Monday, September 16th, 2019 00:00 | By
Mombasa Governor Hassan Joho.

Mombasa county’s contribution to the national economy has declined by Sh126 billion in two years as impact of Standard Gauge Railway continues to sink in, a new study has revealed.

The University of Nairobi (UoN) study titled Assessment Report on Socio-Economic Impact of operationalisation of the Standard Gauge Railway on The Port City of Mombasa was commissioned by Mombasa County government “to evaluate the possible impact of SGR on the various socio-economic activities in the city and the possible implications on the county revenues.”

The study says Mombasa’s contribution to GDP was Sh332 billion as at 2016, which declined to Sh206 billion as at 2018.

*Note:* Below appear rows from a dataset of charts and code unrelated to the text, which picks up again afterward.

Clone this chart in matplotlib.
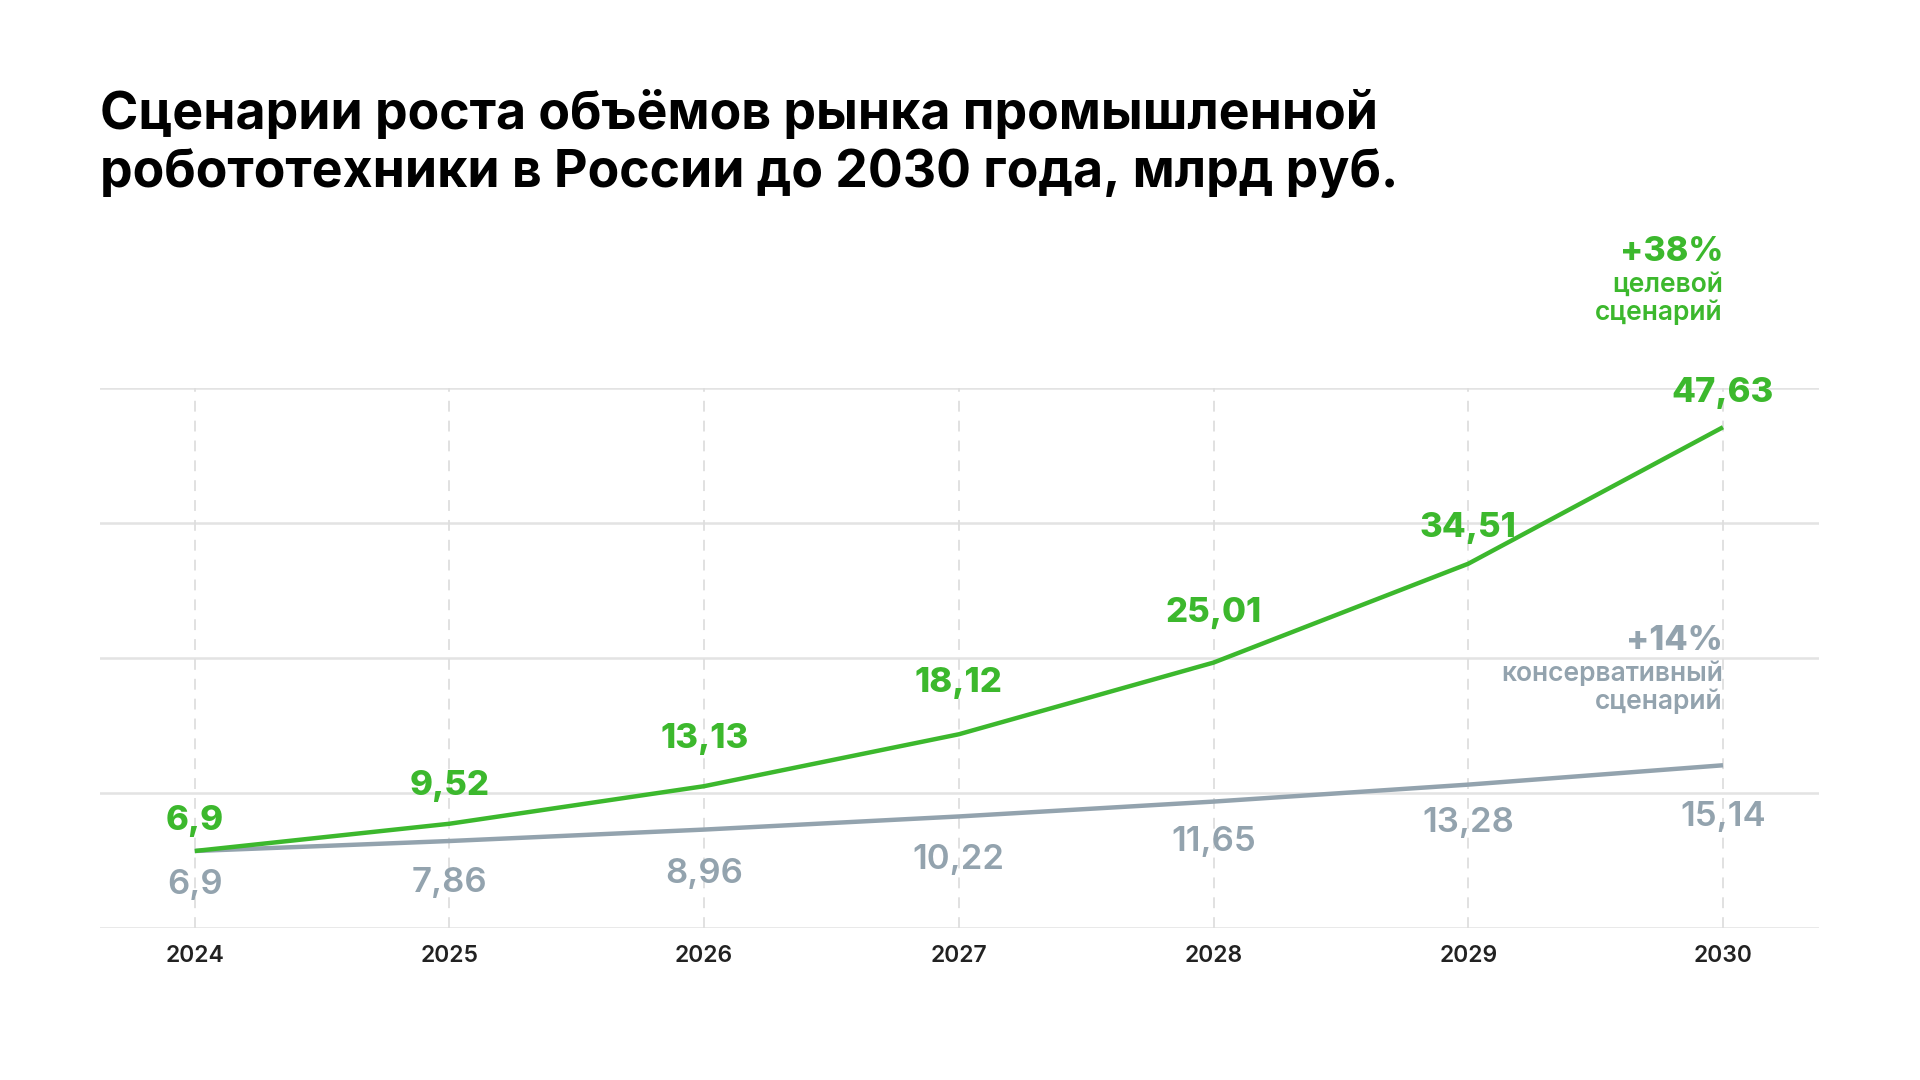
import numpy as np
import matplotlib
matplotlib.use("Agg")
import matplotlib.pyplot as plt

# data
years = [2024, 2025, 2026, 2027, 2028, 2029, 2030]
target = [6.9, 9.52, 13.13, 18.12, 25.01, 34.51, 47.63]
conservative = [6.9, 7.86, 8.96, 10.22, 11.65, 13.28, 15.14]
target_labels = ["6,9", "9,52", "13,13", "18,12", "25,01", "34,51", "47,63"]
cons_labels = ["6,9", "7,86", "8,96", "10,22", "11,65", "13,28", "15,14"]

title_lines = ["Сценарии роста объёмов рынка промышленной",
               "робототехники в России до 2030 года, млрд руб."]

GREEN = "#3cb82d"
GRAY = "#93a3ae"
GRID = "#e3e3e3"
DARK = "#222222"

plt.rcParams['font.family'] = ['Inter', 'DejaVu Sans']

fig = plt.figure(figsize=(19.2, 10.8), dpi=100)
ax = fig.add_axes([100/1920, 1 - 928/1080, 1719/1920, 540/1080])

ax.set_xlim(2023.628, 2030.377)
ylo, yhi = -0.5, 51.4
ax.set_ylim(ylo, yhi)

# horizontal grid + dashed verticals
for y in np.linspace(ylo, yhi, 5):
    ax.axhline(y, color=GRID, lw=1.8, zorder=0)
for x in years:
    ax.axvline(x, color="#dedede", lw=1.3, ls=(0, (6, 5)), zorder=0)

ax.plot(years, target, color=GREEN, lw=3.2, solid_capstyle='butt', zorder=3)
ax.plot(years, conservative, color=GRAY, lw=3.2, solid_capstyle='butt', zorder=2)

# label offsets in points (above green / below gray)
green_dy = [21.5, 27.5, 34, 37, 36, 26, 25]
gray_dy = [24.5, 30, 32, 31, 29, 27.5, 37.5]

for x, y, s, d in zip(years, target, target_labels, green_dy):
    ax.annotate(s, (x, y), xytext=(0, d), textcoords='offset points',
                ha='center', va='center', fontsize=25, fontweight='heavy',
                color=GREEN, annotation_clip=False, zorder=4)
for x, y, s, d in zip(years, conservative, cons_labels, gray_dy):
    ax.annotate(s, (x, y), xytext=(0, -d), textcoords='offset points',
                ha='center', va='center', fontsize=25, fontweight='semibold',
                color=GRAY, annotation_clip=False, zorder=4)

# scenario notes, right-aligned on last year
notes = [
    ("+38%", target[-1], 126, 24.5, 'heavy', GREEN),
    ("целевой", target[-1], 102.5, 19, 'semibold', GREEN),
    ("сценарий", target[-1], 82.5, 19, 'semibold', GREEN),
    ("+14%", conservative[-1], 89.5, 24.5, 'heavy', GRAY),
    ("консервативный", conservative[-1], 66, 19, 'semibold', GRAY),
    ("сценарий", conservative[-1], 45.5, 19, 'semibold', GRAY),
]
for s, yv, d, fs, fw, c in notes:
    ax.annotate(s, (years[-1], yv), xytext=(0, d), textcoords='offset points',
                ha='right', va='center', fontsize=fs, fontweight=fw, color=c,
                annotation_clip=False)

ax.set_xticks(years)
ax.set_xticklabels([str(y) for y in years], fontsize=16.5, fontweight='semibold', color=DARK)
ax.tick_params(axis='x', length=0, pad=12)
ax.set_yticks([])
for sp in ax.spines.values():
    sp.set_visible(False)

for i, line in enumerate(title_lines):
    fig.text(100/1920, 1 - (129 + 57.5*i)/1080, line, ha='left', va='baseline',
             fontsize=37.3, fontweight='bold', color='black')

fig.savefig("out.png", dpi=100, facecolor='white')
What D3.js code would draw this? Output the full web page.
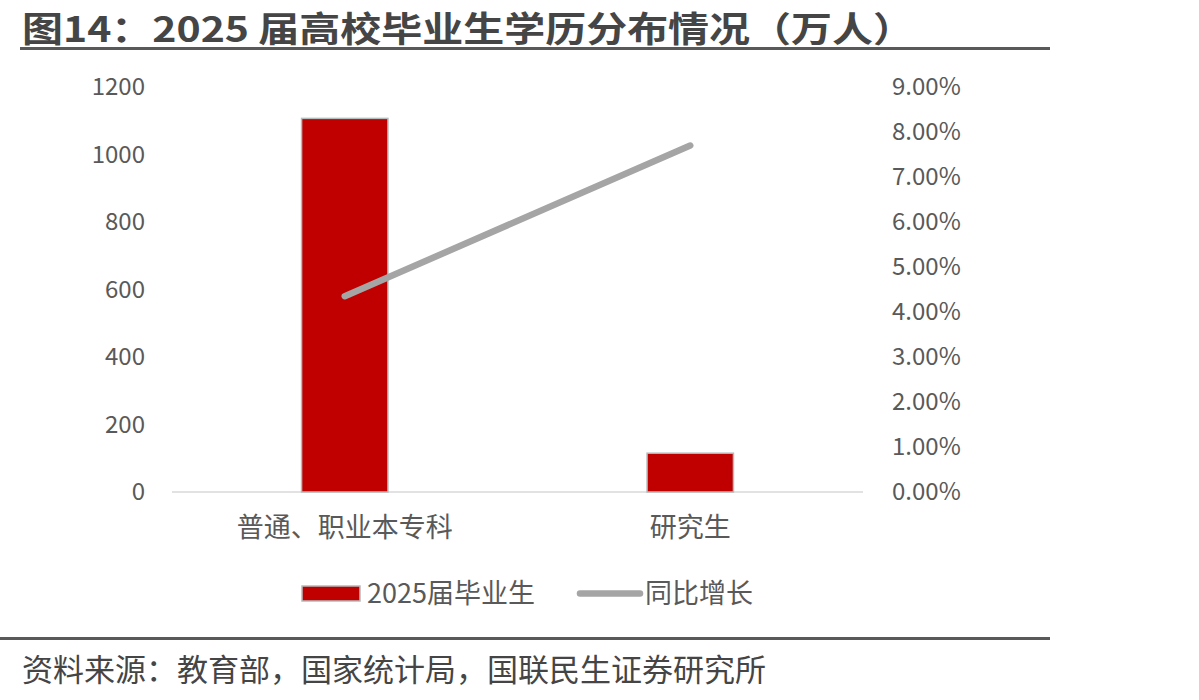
<!DOCTYPE html>
<html>
<head>
<meta charset="utf-8">
<script src="https://cdn.jsdelivr.net/npm/d3@7"></script>
<style>
  body { margin: 0; background: #fff; }
  svg { display: block; font-family: "Noto Sans CJK SC", "Noto Sans", sans-serif; }
</style>
</head>
<body>
<svg id="chart" width="1199" height="700"></svg>
<script>
const categories = ['普通、职业本专科', '研究生'];
const graduates = [1107, 115];
const growth = [0.0435, 0.077];
const leftTicks = [0, 200, 400, 600, 800, 1000, 1200];
const rightTicks = [0, 0.01, 0.02, 0.03, 0.04, 0.05, 0.06, 0.07, 0.08, 0.09];
const barName = '2025届毕业生';
const lineName = '同比增长';
const title = '图14：2025 届高校毕业生学历分布情况（万人）';
const source = '资料来源：教育部，国家统计局，国联民生证券研究所';

const svg = d3.select('#chart');
const textColor = '#595959';

// title + rules
svg.append('text')
  .attr('x', 22).attr('y', 42)
  .attr('font-size', 35).attr('font-weight', 'bold')
  .attr('fill', '#454545')
  .attr('textLength', 892)
  .attr('lengthAdjust', 'spacingAndGlyphs')
  .text(title);

svg.append('line')
  .attr('x1', 20).attr('x2', 1050).attr('y1', 48.5).attr('y2', 48.5)
  .attr('stroke', '#595959').attr('stroke-width', 3);

svg.append('line')
  .attr('x1', 0).attr('x2', 1050).attr('y1', 638.5).attr('y2', 638.5)
  .attr('stroke', '#595959').attr('stroke-width', 3);

svg.append('text')
  .attr('x', 22).attr('y', 681)
  .attr('font-size', 31).attr('fill', '#454545')
  .text(source);

// scales
const x = d3.scaleBand()
  .domain(categories)
  .range([172, 863])
  .paddingInner(0.75)
  .paddingOuter(0.375);

const yL = d3.scaleLinear().domain([0, 1200]).range([492, 87]);
const yR = d3.scaleLinear().domain([0, 0.09]).range([492, 87]);

// baseline
svg.append('line')
  .attr('x1', 172).attr('x2', 863)
  .attr('y1', yL(0)).attr('y2', yL(0))
  .attr('stroke', '#d9d9d9').attr('stroke-width', 1.5);

// axes
const axL = svg.append('g')
  .attr('transform', 'translate(145,0)')
  .call(d3.axisLeft(yL).tickValues(leftTicks).tickSize(0).tickPadding(0).tickFormat(d3.format('d')));

const axR = svg.append('g')
  .attr('transform', 'translate(892,0)')
  .call(d3.axisRight(yR).tickValues(rightTicks).tickSize(0).tickPadding(0).tickFormat(d3.format('.2%')));

[axL, axR].forEach(g => {
  g.select('.domain').remove();
  g.selectAll('text')
    .attr('font-size', 24)
    .attr('fill', textColor)
    .attr('font-family', '"Noto Sans CJK SC", sans-serif');
});

// bars
svg.append('g')
  .selectAll('rect')
  .data(categories)
  .join('rect')
  .attr('x', d => x(d))
  .attr('width', x.bandwidth())
  .attr('y', (d, i) => yL(graduates[i]))
  .attr('height', (d, i) => yL(0) - yL(graduates[i]))
  .attr('fill', '#c00000')
  .attr('stroke', '#b4bcbc')
  .attr('stroke-width', 1.5);

// line
const line = d3.line()
  .x(d => x(d.c) + x.bandwidth() / 2)
  .y(d => yR(d.v));

svg.append('path')
  .datum(categories.map((c, i) => ({ c, v: growth[i] })))
  .attr('d', line)
  .attr('fill', 'none')
  .attr('stroke', '#a5a5a5')
  .attr('stroke-width', 6.5)
  .attr('stroke-linecap', 'round');

// category labels
svg.append('g')
  .selectAll('text')
  .data(categories)
  .join('text')
  .attr('x', d => x(d) + x.bandwidth() / 2)
  .attr('y', 537)
  .attr('text-anchor', 'middle')
  .attr('font-size', 27)
  .attr('fill', textColor)
  .text(d => d);

// legend
const lg = svg.append('g');
lg.append('rect')
  .attr('x', 302).attr('y', 586).attr('width', 58).attr('height', 15)
  .attr('fill', '#c00000').attr('stroke', '#b4bcbc').attr('stroke-width', 1.5);
lg.append('text')
  .attr('x', 367).attr('y', 603)
  .attr('font-size', 27).attr('fill', textColor)
  .text(barName);
lg.append('line')
  .attr('x1', 580).attr('x2', 640).attr('y1', 593.5).attr('y2', 593.5)
  .attr('stroke', '#a5a5a5').attr('stroke-width', 6.5).attr('stroke-linecap', 'round');
lg.append('text')
  .attr('x', 645).attr('y', 603)
  .attr('font-size', 27).attr('fill', textColor)
  .text(lineName);
</script>
</body>
</html>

The study has also projected myriads of direct losses including huge job losses and mass relocation of residents away from Mombasa.

It estimates that more than 8,000 employees had lost their jobs because of redundancy at the time of the study.

This comes even as clearing agents have threatened to completely paralyse operations in Mombasa county saying it is the only sure and effective way of calling the government’s attention.

Clearing Agents

“Already businesses are dying in Mombasa, nothing is working out…we are being told when the local leadership goes to meet the President they are told to completely keep off the SGR issue…the only way to reach the President is to paralyse Mombasa county,” said Bernard Simiyu, who spoke on behalf of clearing agents outside Governor Hassan Joho’s office shortly after the governor convened a meeting for validation of the new report.

According to the technical leader of the research Dr Kennedy Ogollah of the UoN, the survey projected an income loss of Sh33.3 billion per annum for the county.

The study proposed a raft of recommendations which include lobbying for policy alignment to allow market forces to operate freely to create a sustainable environment for other sector stakeholders and SGR.

 To mitigate depletion in county GDP as result of cargo evacuation, the survey recommends that County government lobbies for additional funding either from National Government or to negotiate with Kenya Port Authority for a throughput based cess levy model- to bridge potential decline in revenues.

Coast leaders, led by Joho, are now calling on Kenya Ports Authority (KPA) managing director Daniel Manduku and Kenya Revenue Authority commissioner general James Mburu to rescind the directive that cargo must be transported via SGR and cleared in Nairobi.